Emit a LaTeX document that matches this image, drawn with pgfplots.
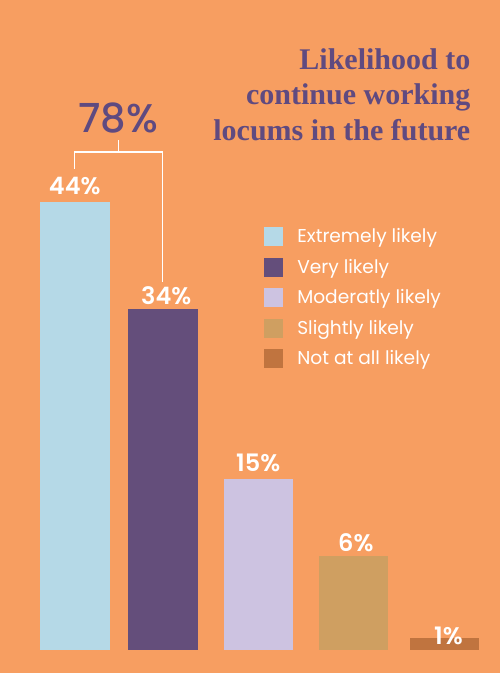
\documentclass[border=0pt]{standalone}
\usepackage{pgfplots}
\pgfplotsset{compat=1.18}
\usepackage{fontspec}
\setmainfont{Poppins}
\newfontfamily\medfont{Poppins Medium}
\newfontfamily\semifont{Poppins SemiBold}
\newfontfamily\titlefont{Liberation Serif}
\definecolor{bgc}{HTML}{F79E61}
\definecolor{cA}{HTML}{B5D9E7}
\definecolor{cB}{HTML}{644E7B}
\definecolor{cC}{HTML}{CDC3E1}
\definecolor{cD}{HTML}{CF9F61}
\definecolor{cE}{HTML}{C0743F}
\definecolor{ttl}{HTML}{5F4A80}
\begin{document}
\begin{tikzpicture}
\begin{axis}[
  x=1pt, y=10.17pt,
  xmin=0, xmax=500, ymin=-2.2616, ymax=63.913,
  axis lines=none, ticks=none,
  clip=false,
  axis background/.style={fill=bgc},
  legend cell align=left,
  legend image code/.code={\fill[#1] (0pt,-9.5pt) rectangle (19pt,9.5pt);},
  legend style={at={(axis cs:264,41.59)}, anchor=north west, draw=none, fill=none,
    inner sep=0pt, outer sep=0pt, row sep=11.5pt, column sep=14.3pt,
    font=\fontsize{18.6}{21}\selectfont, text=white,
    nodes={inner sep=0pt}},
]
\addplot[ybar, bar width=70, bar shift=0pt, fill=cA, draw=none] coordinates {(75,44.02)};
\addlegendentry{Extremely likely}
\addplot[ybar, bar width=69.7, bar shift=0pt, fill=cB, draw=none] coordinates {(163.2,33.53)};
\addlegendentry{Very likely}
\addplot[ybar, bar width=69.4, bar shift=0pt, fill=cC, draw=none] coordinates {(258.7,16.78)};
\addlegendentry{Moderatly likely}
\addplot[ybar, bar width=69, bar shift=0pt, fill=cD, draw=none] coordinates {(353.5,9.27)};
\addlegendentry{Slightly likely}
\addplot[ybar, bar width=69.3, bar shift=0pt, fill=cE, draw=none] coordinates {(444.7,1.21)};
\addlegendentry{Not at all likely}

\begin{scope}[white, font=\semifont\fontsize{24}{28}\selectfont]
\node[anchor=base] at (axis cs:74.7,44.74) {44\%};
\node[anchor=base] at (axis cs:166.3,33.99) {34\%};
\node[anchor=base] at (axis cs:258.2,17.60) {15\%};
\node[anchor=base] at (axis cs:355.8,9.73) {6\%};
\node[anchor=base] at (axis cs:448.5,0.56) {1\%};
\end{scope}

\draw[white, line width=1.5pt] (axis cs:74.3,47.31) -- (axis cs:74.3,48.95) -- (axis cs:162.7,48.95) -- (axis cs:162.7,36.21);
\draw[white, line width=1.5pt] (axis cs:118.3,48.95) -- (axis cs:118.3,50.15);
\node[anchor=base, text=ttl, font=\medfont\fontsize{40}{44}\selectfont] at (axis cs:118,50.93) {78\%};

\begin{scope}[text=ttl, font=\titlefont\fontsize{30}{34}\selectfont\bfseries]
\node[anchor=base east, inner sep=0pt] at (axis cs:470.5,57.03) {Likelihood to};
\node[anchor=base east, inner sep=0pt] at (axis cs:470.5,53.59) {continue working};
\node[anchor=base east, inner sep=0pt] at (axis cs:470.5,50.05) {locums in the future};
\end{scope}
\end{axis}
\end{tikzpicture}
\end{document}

· · · ·

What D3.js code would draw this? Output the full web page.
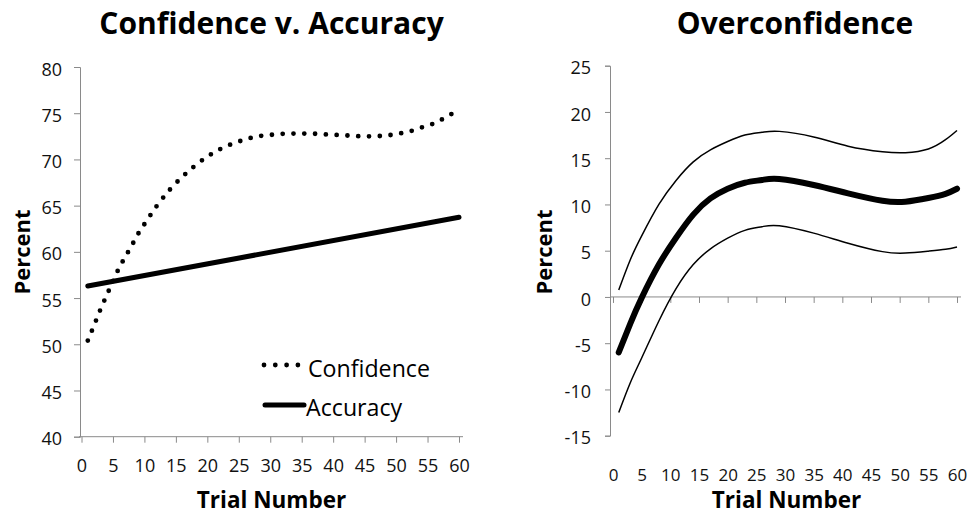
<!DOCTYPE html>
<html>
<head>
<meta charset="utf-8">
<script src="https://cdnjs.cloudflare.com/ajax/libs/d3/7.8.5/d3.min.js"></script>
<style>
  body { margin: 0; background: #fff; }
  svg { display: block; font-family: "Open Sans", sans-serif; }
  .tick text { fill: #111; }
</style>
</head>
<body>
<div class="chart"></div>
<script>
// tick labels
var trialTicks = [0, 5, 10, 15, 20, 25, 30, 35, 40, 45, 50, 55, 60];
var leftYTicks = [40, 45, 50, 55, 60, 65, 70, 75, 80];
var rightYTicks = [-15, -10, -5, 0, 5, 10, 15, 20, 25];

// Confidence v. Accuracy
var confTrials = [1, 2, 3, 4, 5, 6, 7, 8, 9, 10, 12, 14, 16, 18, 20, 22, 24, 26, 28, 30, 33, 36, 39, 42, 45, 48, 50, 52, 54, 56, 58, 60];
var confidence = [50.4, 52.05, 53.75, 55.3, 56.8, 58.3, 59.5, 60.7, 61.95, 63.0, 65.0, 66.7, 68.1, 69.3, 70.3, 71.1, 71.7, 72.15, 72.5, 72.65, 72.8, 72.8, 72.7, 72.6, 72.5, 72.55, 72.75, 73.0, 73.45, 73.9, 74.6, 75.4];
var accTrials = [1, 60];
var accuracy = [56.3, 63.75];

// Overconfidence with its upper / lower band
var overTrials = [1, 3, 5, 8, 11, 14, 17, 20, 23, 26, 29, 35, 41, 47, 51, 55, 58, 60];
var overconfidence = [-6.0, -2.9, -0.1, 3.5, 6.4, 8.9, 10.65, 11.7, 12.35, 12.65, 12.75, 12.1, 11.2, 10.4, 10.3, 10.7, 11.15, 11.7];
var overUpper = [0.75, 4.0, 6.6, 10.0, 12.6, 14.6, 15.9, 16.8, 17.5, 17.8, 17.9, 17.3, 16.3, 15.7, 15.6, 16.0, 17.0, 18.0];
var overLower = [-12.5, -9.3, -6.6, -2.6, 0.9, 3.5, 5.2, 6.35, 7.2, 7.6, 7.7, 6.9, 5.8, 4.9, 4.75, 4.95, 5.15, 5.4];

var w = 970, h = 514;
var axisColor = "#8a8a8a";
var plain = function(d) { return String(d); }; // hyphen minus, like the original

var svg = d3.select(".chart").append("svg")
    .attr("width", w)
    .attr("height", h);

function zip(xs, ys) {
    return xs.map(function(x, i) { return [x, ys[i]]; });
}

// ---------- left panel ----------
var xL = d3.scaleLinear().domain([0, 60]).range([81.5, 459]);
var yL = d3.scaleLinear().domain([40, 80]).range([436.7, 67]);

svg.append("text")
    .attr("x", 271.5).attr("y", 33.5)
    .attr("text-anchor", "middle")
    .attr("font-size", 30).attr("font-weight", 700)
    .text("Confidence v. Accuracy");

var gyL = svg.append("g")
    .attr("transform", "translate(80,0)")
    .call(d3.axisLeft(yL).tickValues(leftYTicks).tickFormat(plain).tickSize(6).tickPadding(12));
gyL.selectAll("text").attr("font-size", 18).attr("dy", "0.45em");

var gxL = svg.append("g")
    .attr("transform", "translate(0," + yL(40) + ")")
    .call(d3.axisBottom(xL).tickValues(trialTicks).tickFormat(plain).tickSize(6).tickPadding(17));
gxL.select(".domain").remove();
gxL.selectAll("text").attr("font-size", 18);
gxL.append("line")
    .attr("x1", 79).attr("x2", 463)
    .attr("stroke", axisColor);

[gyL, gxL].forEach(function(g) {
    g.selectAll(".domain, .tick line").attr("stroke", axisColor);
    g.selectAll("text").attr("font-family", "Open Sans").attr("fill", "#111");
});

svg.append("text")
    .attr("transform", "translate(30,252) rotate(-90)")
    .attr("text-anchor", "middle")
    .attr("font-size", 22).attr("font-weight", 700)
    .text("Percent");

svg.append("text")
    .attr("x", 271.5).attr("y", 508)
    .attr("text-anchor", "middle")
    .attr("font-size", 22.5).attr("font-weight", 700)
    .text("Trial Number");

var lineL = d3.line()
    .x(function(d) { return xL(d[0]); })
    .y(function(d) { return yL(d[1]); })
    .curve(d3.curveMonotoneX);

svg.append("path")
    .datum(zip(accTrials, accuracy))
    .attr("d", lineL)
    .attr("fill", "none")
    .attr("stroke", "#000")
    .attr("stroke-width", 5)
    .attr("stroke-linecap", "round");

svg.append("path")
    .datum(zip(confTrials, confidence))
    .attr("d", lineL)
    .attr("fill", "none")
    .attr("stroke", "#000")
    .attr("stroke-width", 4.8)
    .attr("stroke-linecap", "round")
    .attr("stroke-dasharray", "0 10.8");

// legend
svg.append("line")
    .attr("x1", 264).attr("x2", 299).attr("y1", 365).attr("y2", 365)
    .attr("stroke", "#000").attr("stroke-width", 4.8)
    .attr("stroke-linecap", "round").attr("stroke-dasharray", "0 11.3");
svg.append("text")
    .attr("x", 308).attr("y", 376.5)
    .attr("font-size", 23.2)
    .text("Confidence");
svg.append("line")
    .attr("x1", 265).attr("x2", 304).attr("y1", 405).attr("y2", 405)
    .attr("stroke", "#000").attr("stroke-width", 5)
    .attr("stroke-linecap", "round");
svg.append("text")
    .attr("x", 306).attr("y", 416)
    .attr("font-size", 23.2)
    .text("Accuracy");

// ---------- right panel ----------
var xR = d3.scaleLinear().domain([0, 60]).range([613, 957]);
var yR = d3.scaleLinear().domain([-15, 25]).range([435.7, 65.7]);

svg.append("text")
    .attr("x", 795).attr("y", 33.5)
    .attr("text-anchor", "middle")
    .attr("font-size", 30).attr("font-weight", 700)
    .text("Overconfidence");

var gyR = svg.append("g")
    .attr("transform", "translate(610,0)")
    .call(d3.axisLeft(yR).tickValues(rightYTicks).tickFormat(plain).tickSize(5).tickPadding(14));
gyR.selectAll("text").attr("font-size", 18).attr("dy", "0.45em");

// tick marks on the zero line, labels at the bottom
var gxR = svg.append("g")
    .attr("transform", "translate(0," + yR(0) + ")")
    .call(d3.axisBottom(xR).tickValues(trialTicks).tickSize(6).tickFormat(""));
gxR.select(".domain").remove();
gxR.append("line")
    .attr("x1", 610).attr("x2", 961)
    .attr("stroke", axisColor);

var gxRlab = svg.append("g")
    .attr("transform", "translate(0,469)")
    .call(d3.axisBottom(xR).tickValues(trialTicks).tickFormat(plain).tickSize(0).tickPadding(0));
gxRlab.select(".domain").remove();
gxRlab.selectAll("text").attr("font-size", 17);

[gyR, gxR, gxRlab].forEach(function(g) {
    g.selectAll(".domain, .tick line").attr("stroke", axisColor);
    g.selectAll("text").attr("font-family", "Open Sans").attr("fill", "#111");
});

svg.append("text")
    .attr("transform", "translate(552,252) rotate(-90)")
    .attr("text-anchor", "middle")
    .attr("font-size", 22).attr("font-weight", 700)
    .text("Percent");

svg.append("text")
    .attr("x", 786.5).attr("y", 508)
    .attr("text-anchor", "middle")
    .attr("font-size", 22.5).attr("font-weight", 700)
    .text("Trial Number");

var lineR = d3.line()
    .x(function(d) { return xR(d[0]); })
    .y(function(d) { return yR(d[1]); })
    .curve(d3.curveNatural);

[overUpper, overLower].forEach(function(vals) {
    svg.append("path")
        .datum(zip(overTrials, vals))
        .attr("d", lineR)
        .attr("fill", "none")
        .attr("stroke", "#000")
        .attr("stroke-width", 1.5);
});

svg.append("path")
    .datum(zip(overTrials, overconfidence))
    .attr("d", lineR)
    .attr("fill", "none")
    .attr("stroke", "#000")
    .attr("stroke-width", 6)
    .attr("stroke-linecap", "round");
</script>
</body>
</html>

· · · ·

Your instructions: From the records above, copy exactly the stretch from the line holding "What D3.js code" through the line holding "var accuracy = [56.3, 63.75];", both ends included, without the pictures.

In response:
What D3.js code would draw this? Output the full web page.
<!DOCTYPE html>
<html>
<head>
<meta charset="utf-8">
<script src="https://cdnjs.cloudflare.com/ajax/libs/d3/7.8.5/d3.min.js"></script>
<style>
  body { margin: 0; background: #fff; }
  svg { display: block; font-family: "Open Sans", sans-serif; }
  .tick text { fill: #111; }
</style>
</head>
<body>
<div class="chart"></div>
<script>
// tick labels
var trialTicks = [0, 5, 10, 15, 20, 25, 30, 35, 40, 45, 50, 55, 60];
var leftYTicks = [40, 45, 50, 55, 60, 65, 70, 75, 80];
var rightYTicks = [-15, -10, -5, 0, 5, 10, 15, 20, 25];

// Confidence v. Accuracy
var confTrials = [1, 2, 3, 4, 5, 6, 7, 8, 9, 10, 12, 14, 16, 18, 20, 22, 24, 26, 28, 30, 33, 36, 39, 42, 45, 48, 50, 52, 54, 56, 58, 60];
var confidence = [50.4, 52.05, 53.75, 55.3, 56.8, 58.3, 59.5, 60.7, 61.95, 63.0, 65.0, 66.7, 68.1, 69.3, 70.3, 71.1, 71.7, 72.15, 72.5, 72.65, 72.8, 72.8, 72.7, 72.6, 72.5, 72.55, 72.75, 73.0, 73.45, 73.9, 74.6, 75.4];
var accTrials = [1, 60];
var accuracy = [56.3, 63.75];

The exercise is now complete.